Personal information
- Full name: Joseph Dorville Walter
- Date of birth: 16 August 1895
- Place of birth: Eastville, Bristol, England
- Date of death: 23 May 1995 (aged 99)
- Place of death: Bristol, England
- Height: 5 ft 7+1⁄2 in (1.71 m)
- Positions: Half back; inside forward; outside forward;

Youth career
- All Hallows
- Cliftonians

Senior career*
- Years: Team / Apps / (Gls)
- 1914–1918: Gloucestershire Regiment
- 1918–1919: Horfield United
- 1919–1922: Bristol Rovers / 117 / (8)
- 1922–1925: Huddersfield Town / 55 / (5)
- 1925–1926: Taunton United / 31 / (5)
- 1926–1928: Blackburn Rovers / 27 / (2)
- 1928–1929: Bristol Rovers / 7 / (1)
- 1929–1931: Bath City
- 1931–?: Kingswood

= Joe Walter (footballer) =

English footballer (1895–1995)

Joseph Dorville Walter (16 August 1895 – 23 May 1995) was a professional footballer who played for Bristol Rovers, Huddersfield Town, Taunton United and Bath City. He was the last surviving player to play under Herbert Chapman while at Huddersfield.

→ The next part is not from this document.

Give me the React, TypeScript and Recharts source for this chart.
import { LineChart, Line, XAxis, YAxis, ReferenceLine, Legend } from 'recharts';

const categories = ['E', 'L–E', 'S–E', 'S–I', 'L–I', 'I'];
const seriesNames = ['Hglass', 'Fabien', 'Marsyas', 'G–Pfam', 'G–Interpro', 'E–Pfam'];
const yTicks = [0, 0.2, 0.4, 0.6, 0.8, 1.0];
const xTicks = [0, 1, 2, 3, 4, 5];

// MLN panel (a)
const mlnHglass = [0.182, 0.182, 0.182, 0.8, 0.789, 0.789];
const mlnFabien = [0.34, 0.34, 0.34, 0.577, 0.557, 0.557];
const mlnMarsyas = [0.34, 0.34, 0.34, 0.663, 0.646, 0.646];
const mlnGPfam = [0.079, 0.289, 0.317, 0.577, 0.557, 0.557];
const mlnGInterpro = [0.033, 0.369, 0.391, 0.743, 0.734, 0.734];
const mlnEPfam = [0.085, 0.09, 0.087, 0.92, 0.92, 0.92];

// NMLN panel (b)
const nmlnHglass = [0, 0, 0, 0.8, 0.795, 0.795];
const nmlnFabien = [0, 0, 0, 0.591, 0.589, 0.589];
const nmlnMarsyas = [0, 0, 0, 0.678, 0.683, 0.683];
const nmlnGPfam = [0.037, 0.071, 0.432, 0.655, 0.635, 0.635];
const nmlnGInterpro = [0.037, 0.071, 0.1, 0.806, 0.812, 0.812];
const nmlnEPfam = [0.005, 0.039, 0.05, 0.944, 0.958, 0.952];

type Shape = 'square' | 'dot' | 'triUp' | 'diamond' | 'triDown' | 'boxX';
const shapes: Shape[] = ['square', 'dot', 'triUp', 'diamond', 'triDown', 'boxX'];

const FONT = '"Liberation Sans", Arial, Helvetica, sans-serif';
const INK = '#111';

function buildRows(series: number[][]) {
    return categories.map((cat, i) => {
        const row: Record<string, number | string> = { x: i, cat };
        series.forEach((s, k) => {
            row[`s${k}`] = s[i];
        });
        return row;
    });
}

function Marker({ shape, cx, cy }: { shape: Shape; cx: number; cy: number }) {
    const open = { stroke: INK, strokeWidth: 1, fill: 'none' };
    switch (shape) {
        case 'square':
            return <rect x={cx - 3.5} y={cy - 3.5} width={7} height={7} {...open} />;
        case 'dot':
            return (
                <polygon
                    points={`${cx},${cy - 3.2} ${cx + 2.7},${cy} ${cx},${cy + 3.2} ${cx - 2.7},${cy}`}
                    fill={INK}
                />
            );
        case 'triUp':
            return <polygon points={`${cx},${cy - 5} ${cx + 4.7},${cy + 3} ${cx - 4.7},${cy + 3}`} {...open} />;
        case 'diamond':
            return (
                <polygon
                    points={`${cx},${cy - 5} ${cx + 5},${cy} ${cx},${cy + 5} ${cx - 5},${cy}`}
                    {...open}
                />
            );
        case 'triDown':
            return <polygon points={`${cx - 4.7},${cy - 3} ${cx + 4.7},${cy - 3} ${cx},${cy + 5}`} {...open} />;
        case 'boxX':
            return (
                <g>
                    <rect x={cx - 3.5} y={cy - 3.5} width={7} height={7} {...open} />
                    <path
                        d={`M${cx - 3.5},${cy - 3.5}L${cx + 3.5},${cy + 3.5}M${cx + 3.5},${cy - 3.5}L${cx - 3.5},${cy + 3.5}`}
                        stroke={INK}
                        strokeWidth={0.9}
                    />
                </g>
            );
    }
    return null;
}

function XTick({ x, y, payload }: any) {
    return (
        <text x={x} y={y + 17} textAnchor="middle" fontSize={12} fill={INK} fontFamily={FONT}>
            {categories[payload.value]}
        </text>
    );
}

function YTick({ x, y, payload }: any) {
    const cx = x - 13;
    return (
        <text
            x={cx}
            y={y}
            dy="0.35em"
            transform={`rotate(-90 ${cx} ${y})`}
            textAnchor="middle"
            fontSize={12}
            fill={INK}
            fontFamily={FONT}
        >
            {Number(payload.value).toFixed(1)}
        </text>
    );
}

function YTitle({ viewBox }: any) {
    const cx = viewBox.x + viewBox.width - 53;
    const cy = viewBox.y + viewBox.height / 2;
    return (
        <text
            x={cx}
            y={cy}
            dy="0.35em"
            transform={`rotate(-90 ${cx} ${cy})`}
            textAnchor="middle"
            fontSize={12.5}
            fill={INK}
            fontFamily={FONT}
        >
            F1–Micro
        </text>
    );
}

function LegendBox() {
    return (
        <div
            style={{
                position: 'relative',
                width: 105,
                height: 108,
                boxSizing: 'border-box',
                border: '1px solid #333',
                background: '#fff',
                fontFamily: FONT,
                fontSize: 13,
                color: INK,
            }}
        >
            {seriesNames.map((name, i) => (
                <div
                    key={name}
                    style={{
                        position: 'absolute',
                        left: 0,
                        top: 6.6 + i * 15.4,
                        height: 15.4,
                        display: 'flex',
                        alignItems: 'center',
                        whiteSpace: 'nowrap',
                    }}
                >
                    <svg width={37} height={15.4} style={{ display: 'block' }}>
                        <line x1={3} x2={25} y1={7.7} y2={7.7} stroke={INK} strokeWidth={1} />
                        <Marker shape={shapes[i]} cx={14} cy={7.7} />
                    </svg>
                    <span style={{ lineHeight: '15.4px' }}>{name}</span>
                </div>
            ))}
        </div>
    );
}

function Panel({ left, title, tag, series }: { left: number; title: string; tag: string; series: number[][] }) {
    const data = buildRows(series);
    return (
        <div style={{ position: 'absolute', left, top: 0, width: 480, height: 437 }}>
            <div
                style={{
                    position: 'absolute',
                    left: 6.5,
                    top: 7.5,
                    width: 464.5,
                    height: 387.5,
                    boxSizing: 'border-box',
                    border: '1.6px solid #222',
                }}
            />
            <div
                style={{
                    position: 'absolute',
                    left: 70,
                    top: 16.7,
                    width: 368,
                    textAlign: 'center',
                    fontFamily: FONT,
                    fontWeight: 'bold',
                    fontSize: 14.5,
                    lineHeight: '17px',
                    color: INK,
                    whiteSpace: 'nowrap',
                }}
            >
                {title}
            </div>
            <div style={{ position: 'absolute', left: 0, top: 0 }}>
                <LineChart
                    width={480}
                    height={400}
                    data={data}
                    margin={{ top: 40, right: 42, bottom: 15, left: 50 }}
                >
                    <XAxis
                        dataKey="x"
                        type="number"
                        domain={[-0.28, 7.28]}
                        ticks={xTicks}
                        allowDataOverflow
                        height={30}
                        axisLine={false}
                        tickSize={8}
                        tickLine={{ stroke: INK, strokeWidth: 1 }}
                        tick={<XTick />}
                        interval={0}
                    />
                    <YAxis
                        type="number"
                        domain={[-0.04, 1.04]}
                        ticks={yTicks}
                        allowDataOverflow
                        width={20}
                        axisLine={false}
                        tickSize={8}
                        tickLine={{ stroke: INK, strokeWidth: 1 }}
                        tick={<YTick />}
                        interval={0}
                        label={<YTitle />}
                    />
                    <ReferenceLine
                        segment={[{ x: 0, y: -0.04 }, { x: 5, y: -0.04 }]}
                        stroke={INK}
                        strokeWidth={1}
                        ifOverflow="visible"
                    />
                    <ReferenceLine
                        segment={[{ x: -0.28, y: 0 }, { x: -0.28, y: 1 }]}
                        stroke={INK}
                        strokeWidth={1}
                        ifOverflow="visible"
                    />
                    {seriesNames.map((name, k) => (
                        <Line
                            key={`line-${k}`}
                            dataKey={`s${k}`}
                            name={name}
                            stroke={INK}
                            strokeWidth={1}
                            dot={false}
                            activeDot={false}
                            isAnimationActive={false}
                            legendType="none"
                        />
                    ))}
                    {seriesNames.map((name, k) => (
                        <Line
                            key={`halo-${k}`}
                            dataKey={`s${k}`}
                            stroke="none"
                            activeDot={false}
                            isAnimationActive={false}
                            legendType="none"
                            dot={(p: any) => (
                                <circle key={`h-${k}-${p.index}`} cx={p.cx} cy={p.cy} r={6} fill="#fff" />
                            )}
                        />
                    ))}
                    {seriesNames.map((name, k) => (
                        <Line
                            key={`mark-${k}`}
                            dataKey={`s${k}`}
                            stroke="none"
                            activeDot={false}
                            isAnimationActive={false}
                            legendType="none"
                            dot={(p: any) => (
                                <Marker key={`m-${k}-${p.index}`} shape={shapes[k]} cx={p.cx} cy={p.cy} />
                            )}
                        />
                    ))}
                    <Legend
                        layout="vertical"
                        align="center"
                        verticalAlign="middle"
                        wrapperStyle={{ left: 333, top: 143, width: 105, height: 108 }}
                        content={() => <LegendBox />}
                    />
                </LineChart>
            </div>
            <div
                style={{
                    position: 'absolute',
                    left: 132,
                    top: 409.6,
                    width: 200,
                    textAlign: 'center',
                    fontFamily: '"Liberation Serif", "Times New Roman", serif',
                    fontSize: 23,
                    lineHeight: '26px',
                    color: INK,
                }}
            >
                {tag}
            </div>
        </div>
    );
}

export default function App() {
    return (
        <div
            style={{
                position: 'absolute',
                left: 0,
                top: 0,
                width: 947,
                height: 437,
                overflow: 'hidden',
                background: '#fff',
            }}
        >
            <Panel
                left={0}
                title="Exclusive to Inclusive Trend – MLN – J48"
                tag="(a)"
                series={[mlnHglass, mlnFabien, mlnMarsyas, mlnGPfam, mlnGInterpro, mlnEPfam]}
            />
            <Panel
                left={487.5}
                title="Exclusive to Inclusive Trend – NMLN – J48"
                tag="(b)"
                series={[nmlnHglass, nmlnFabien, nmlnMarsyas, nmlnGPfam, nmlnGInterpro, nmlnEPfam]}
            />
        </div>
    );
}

Walter's early footballing experience came while serving in the Gloucestershire Regiment during the First World War, when he represented the Third Battalion of the Glorious Glosters, before joining Horfield United in the Horfield area of his home city of Bristol. After a year playing in the Bristol and Suburban Association Football League, he joined his first professional team in 1919 when he signed for Bristol Rovers.

Later in life he worked as a groundsman, firstly for the Bristol Co-Operative Society, before taking responsibility for Bristol City's Ashton Gate pitch in 1955. He was later appointed as an assistant coach at his former club, Bristol Rovers, in 1960 when he was aged 65.

In Huddersfield's final game at Leeds Road, against Blackpool on 30 April 1994, he was the guest of honour. He was also present for Town's visit to Bristol Rovers' Twerton Park.

==Death==
On 23 May 1995, less than three months before what would have been his 100th birthday, Walter died in his sleep. His funeral was attended by the entire Huddersfield Town squad and their then manager Neil Warnock.